Products in orbit range from the existing portfolio to spacecraft components (solar panels at least), to a much wider feedstock of elements for manufacturing and to the first generation of space-based solar power plants.
The breakthrough/exit criteria to move into the next phase is our ability to create more advanced components at the asteroid, although the hurdle shifts from creating return fuel to running a scaling distributed network of mining operations at different asteroids. As our capability to manufacture at the edge expands, we move from deploying small mines to full asteroid capture&return.
Phase 3 - Use the whole Buffalo
When our ability to use the asteroid material in place exceeds the level of basic self-replication, we can move from excavating regolith from the surface to capturing and using entire asteroids. This allows us to consolidate and move around small to progressively larger asteroids to bring them to convenient locations near the moon and Lagrange points for large scale processing and utilization.

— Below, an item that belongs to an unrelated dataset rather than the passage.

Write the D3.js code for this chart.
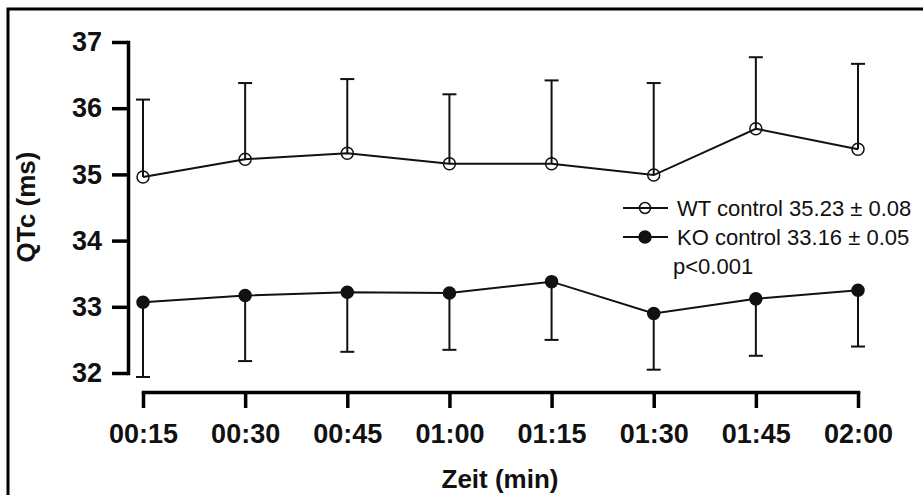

Mass return will range from low 1,000s to 1,000,000s of Gkg, with /mission costs ranging from $500-1,000M given the much larger scale and complexity. Cost/kg trends to below $0.01 when optimized.

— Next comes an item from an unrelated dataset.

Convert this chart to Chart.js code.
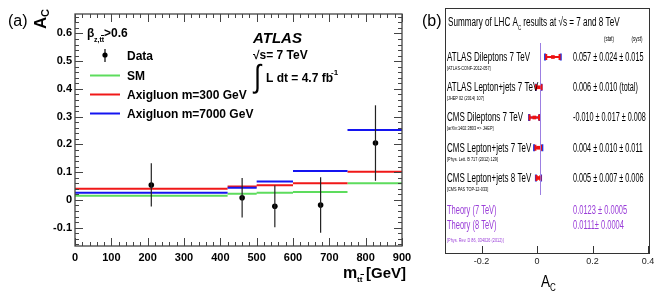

Beyond the ability to provide resources for a wide range of different markets and manufacturing processes both in orbit and on Earth, capturing entire asteroids allows us to build space-based solar power plants at scale as well as true O’Neill cylinders as colonies/cities in space.
At this scale and cost, a majority of heavy manufacturing as well as energy production can be moved to Earth orbit to reduce environmental stress and pollution on Earth itself.
Phase 4 - The Expanse
Moving away from Earth, the expanse phase moves from Earth-centric operations to utilizing resources available in the main asteroid belt to build a sustainable base of operations. This would involve a mixture of phases 2 and 3 from an architecture perspective, but looking at a fully self-sustaining ecosystem in between Mars and Jupiter.
Timeline for all of this? Decades for sure, but these are things that can and should happen in our lifetimes!